● EXERCISE DIRECTIONS
Repeat the material below exactly, line for line.

──────── SUPPLIED INFORMATION

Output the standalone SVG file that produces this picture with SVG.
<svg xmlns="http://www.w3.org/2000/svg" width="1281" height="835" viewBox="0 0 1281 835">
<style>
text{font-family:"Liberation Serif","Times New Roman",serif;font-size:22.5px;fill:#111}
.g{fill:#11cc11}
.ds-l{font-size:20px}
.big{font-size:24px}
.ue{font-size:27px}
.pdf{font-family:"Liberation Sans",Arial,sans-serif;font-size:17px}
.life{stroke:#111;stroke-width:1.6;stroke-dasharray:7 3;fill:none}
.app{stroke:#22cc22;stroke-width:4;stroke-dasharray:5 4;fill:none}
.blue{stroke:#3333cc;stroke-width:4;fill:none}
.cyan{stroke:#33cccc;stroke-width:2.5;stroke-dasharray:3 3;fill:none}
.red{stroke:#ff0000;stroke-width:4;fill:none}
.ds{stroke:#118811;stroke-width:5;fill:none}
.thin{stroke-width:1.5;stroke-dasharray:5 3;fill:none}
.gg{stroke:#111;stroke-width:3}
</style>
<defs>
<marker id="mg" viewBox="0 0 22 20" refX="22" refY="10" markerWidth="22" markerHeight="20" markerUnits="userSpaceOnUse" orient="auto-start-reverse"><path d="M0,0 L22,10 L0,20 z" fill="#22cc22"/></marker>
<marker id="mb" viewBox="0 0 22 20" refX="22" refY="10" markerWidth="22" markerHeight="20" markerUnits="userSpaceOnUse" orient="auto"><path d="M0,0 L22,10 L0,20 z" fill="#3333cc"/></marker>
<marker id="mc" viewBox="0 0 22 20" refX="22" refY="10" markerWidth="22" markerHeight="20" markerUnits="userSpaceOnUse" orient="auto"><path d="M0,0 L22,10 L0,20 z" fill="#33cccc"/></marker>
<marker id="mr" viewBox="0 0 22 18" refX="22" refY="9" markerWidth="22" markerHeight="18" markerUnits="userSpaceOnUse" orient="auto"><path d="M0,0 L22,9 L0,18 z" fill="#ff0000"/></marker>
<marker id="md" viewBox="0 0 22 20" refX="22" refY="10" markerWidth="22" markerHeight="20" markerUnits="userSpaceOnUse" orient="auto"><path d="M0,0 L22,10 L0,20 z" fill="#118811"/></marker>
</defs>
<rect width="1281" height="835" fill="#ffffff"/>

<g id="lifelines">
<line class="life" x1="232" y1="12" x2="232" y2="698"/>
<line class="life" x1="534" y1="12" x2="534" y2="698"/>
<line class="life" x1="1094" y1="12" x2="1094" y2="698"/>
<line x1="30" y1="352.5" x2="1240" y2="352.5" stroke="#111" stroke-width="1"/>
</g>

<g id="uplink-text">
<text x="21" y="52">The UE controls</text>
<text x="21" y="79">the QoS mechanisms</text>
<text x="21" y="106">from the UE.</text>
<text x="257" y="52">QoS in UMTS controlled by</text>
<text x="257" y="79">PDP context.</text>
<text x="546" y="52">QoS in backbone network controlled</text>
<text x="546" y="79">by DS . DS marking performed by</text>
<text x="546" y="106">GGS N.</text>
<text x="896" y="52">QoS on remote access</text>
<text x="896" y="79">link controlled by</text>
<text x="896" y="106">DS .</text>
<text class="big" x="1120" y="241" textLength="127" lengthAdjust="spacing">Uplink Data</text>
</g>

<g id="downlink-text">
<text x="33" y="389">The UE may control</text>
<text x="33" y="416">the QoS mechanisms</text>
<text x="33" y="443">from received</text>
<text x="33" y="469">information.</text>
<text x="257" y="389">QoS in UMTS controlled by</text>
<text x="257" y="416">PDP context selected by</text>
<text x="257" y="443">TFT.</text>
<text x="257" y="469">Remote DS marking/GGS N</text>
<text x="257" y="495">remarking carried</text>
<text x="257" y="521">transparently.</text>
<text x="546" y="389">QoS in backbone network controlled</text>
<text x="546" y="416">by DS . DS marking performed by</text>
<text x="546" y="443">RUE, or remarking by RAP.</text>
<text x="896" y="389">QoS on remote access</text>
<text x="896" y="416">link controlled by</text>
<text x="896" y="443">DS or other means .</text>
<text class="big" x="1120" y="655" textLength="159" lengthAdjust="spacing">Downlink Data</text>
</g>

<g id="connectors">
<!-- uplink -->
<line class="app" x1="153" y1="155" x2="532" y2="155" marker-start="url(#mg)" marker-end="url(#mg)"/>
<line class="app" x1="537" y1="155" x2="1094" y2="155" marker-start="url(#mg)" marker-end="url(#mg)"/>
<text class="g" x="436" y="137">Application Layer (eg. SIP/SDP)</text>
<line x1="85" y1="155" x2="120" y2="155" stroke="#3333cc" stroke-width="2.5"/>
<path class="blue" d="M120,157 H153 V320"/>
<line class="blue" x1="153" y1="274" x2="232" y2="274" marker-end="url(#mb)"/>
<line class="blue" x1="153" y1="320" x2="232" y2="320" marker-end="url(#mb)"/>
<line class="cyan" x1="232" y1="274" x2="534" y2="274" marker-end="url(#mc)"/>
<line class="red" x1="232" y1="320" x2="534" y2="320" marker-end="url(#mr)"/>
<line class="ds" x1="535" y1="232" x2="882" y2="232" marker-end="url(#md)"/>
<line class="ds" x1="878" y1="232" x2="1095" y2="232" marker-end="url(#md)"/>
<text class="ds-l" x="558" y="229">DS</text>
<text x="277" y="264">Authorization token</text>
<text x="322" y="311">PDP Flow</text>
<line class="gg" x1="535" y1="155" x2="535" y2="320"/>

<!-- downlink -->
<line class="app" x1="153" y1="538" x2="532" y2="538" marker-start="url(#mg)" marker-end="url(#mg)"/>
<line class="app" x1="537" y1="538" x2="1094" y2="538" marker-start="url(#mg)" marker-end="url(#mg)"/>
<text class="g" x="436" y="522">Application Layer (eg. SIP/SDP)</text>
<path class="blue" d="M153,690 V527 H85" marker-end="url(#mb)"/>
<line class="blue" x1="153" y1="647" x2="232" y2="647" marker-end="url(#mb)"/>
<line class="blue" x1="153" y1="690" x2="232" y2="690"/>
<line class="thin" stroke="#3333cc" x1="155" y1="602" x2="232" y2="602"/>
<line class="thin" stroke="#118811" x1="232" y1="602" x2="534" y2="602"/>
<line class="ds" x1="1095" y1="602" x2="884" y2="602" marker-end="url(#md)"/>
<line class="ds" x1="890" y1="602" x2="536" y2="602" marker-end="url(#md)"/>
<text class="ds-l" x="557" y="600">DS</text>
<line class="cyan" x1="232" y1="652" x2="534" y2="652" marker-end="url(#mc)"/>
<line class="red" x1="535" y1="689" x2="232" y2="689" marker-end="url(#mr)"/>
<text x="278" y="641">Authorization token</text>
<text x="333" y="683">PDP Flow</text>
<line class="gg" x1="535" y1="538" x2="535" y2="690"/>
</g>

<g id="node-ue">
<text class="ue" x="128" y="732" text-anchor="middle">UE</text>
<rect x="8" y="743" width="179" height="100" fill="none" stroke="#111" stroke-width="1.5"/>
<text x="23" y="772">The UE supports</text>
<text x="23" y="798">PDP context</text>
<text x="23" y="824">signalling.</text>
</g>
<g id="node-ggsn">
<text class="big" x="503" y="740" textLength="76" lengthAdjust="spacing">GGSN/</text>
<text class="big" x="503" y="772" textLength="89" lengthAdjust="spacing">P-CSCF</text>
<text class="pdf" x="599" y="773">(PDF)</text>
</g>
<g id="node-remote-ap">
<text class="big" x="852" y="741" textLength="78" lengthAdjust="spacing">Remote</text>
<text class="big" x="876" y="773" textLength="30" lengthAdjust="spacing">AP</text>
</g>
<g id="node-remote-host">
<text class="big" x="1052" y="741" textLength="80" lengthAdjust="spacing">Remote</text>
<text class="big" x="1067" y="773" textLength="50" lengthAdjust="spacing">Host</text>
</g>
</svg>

────────────────

● TASK ANSWER
Output the standalone SVG file that produces this picture with SVG.
<svg xmlns="http://www.w3.org/2000/svg" width="1281" height="835" viewBox="0 0 1281 835">
<style>
text{font-family:"Liberation Serif","Times New Roman",serif;font-size:22.5px;fill:#111}
.g{fill:#11cc11}
.ds-l{font-size:20px}
.big{font-size:24px}
.ue{font-size:27px}
.pdf{font-family:"Liberation Sans",Arial,sans-serif;font-size:17px}
.life{stroke:#111;stroke-width:1.6;stroke-dasharray:7 3;fill:none}
.app{stroke:#22cc22;stroke-width:4;stroke-dasharray:5 4;fill:none}
.blue{stroke:#3333cc;stroke-width:4;fill:none}
.cyan{stroke:#33cccc;stroke-width:2.5;stroke-dasharray:3 3;fill:none}
.red{stroke:#ff0000;stroke-width:4;fill:none}
.ds{stroke:#118811;stroke-width:5;fill:none}
.thin{stroke-width:1.5;stroke-dasharray:5 3;fill:none}
.gg{stroke:#111;stroke-width:3}
</style>
<defs>
<marker id="mg" viewBox="0 0 22 20" refX="22" refY="10" markerWidth="22" markerHeight="20" markerUnits="userSpaceOnUse" orient="auto-start-reverse"><path d="M0,0 L22,10 L0,20 z" fill="#22cc22"/></marker>
<marker id="mb" viewBox="0 0 22 20" refX="22" refY="10" markerWidth="22" markerHeight="20" markerUnits="userSpaceOnUse" orient="auto"><path d="M0,0 L22,10 L0,20 z" fill="#3333cc"/></marker>
<marker id="mc" viewBox="0 0 22 20" refX="22" refY="10" markerWidth="22" markerHeight="20" markerUnits="userSpaceOnUse" orient="auto"><path d="M0,0 L22,10 L0,20 z" fill="#33cccc"/></marker>
<marker id="mr" viewBox="0 0 22 18" refX="22" refY="9" markerWidth="22" markerHeight="18" markerUnits="userSpaceOnUse" orient="auto"><path d="M0,0 L22,9 L0,18 z" fill="#ff0000"/></marker>
<marker id="md" viewBox="0 0 22 20" refX="22" refY="10" markerWidth="22" markerHeight="20" markerUnits="userSpaceOnUse" orient="auto"><path d="M0,0 L22,10 L0,20 z" fill="#118811"/></marker>
</defs>
<rect width="1281" height="835" fill="#ffffff"/>

<g id="lifelines">
<line class="life" x1="232" y1="12" x2="232" y2="698"/>
<line class="life" x1="534" y1="12" x2="534" y2="698"/>
<line class="life" x1="1094" y1="12" x2="1094" y2="698"/>
<line x1="30" y1="352.5" x2="1240" y2="352.5" stroke="#111" stroke-width="1"/>
</g>

<g id="uplink-text">
<text x="21" y="52">The UE controls</text>
<text x="21" y="79">the QoS mechanisms</text>
<text x="21" y="106">from the UE.</text>
<text x="257" y="52">QoS in UMTS controlled by</text>
<text x="257" y="79">PDP context.</text>
<text x="546" y="52">QoS in backbone network controlled</text>
<text x="546" y="79">by DS . DS marking performed by</text>
<text x="546" y="106">GGS N.</text>
<text x="896" y="52">QoS on remote access</text>
<text x="896" y="79">link controlled by</text>
<text x="896" y="106">DS .</text>
<text class="big" x="1120" y="241" textLength="127" lengthAdjust="spacing">Uplink Data</text>
</g>

<g id="downlink-text">
<text x="33" y="389">The UE may control</text>
<text x="33" y="416">the QoS mechanisms</text>
<text x="33" y="443">from received</text>
<text x="33" y="469">information.</text>
<text x="257" y="389">QoS in UMTS controlled by</text>
<text x="257" y="416">PDP context selected by</text>
<text x="257" y="443">TFT.</text>
<text x="257" y="469">Remote DS marking/GGS N</text>
<text x="257" y="495">remarking carried</text>
<text x="257" y="521">transparently.</text>
<text x="546" y="389">QoS in backbone network controlled</text>
<text x="546" y="416">by DS . DS marking performed by</text>
<text x="546" y="443">RUE, or remarking by RAP.</text>
<text x="896" y="389">QoS on remote access</text>
<text x="896" y="416">link controlled by</text>
<text x="896" y="443">DS or other means .</text>
<text class="big" x="1120" y="655" textLength="159" lengthAdjust="spacing">Downlink Data</text>
</g>

<g id="connectors">
<!-- uplink -->
<line class="app" x1="153" y1="155" x2="532" y2="155" marker-start="url(#mg)" marker-end="url(#mg)"/>
<line class="app" x1="537" y1="155" x2="1094" y2="155" marker-start="url(#mg)" marker-end="url(#mg)"/>
<text class="g" x="436" y="137">Application Layer (eg. SIP/SDP)</text>
<line x1="85" y1="155" x2="120" y2="155" stroke="#3333cc" stroke-width="2.5"/>
<path class="blue" d="M120,157 H153 V320"/>
<line class="blue" x1="153" y1="274" x2="232" y2="274" marker-end="url(#mb)"/>
<line class="blue" x1="153" y1="320" x2="232" y2="320" marker-end="url(#mb)"/>
<line class="cyan" x1="232" y1="274" x2="534" y2="274" marker-end="url(#mc)"/>
<line class="red" x1="232" y1="320" x2="534" y2="320" marker-end="url(#mr)"/>
<line class="ds" x1="535" y1="232" x2="882" y2="232" marker-end="url(#md)"/>
<line class="ds" x1="878" y1="232" x2="1095" y2="232" marker-end="url(#md)"/>
<text class="ds-l" x="558" y="229">DS</text>
<text x="277" y="264">Authorization token</text>
<text x="322" y="311">PDP Flow</text>
<line class="gg" x1="535" y1="155" x2="535" y2="320"/>

<!-- downlink -->
<line class="app" x1="153" y1="538" x2="532" y2="538" marker-start="url(#mg)" marker-end="url(#mg)"/>
<line class="app" x1="537" y1="538" x2="1094" y2="538" marker-start="url(#mg)" marker-end="url(#mg)"/>
<text class="g" x="436" y="522">Application Layer (eg. SIP/SDP)</text>
<path class="blue" d="M153,690 V527 H85" marker-end="url(#mb)"/>
<line class="blue" x1="153" y1="647" x2="232" y2="647" marker-end="url(#mb)"/>
<line class="blue" x1="153" y1="690" x2="232" y2="690"/>
<line class="thin" stroke="#3333cc" x1="155" y1="602" x2="232" y2="602"/>
<line class="thin" stroke="#118811" x1="232" y1="602" x2="534" y2="602"/>
<line class="ds" x1="1095" y1="602" x2="884" y2="602" marker-end="url(#md)"/>
<line class="ds" x1="890" y1="602" x2="536" y2="602" marker-end="url(#md)"/>
<text class="ds-l" x="557" y="600">DS</text>
<line class="cyan" x1="232" y1="652" x2="534" y2="652" marker-end="url(#mc)"/>
<line class="red" x1="535" y1="689" x2="232" y2="689" marker-end="url(#mr)"/>
<text x="278" y="641">Authorization token</text>
<text x="333" y="683">PDP Flow</text>
<line class="gg" x1="535" y1="538" x2="535" y2="690"/>
</g>

<g id="node-ue">
<text class="ue" x="128" y="732" text-anchor="middle">UE</text>
<rect x="8" y="743" width="179" height="100" fill="none" stroke="#111" stroke-width="1.5"/>
<text x="23" y="772">The UE supports</text>
<text x="23" y="798">PDP context</text>
<text x="23" y="824">signalling.</text>
</g>
<g id="node-ggsn">
<text class="big" x="503" y="740" textLength="76" lengthAdjust="spacing">GGSN/</text>
<text class="big" x="503" y="772" textLength="89" lengthAdjust="spacing">P-CSCF</text>
<text class="pdf" x="599" y="773">(PDF)</text>
</g>
<g id="node-remote-ap">
<text class="big" x="852" y="741" textLength="78" lengthAdjust="spacing">Remote</text>
<text class="big" x="876" y="773" textLength="30" lengthAdjust="spacing">AP</text>
</g>
<g id="node-remote-host">
<text class="big" x="1052" y="741" textLength="80" lengthAdjust="spacing">Remote</text>
<text class="big" x="1067" y="773" textLength="50" lengthAdjust="spacing">Host</text>
</g>
</svg>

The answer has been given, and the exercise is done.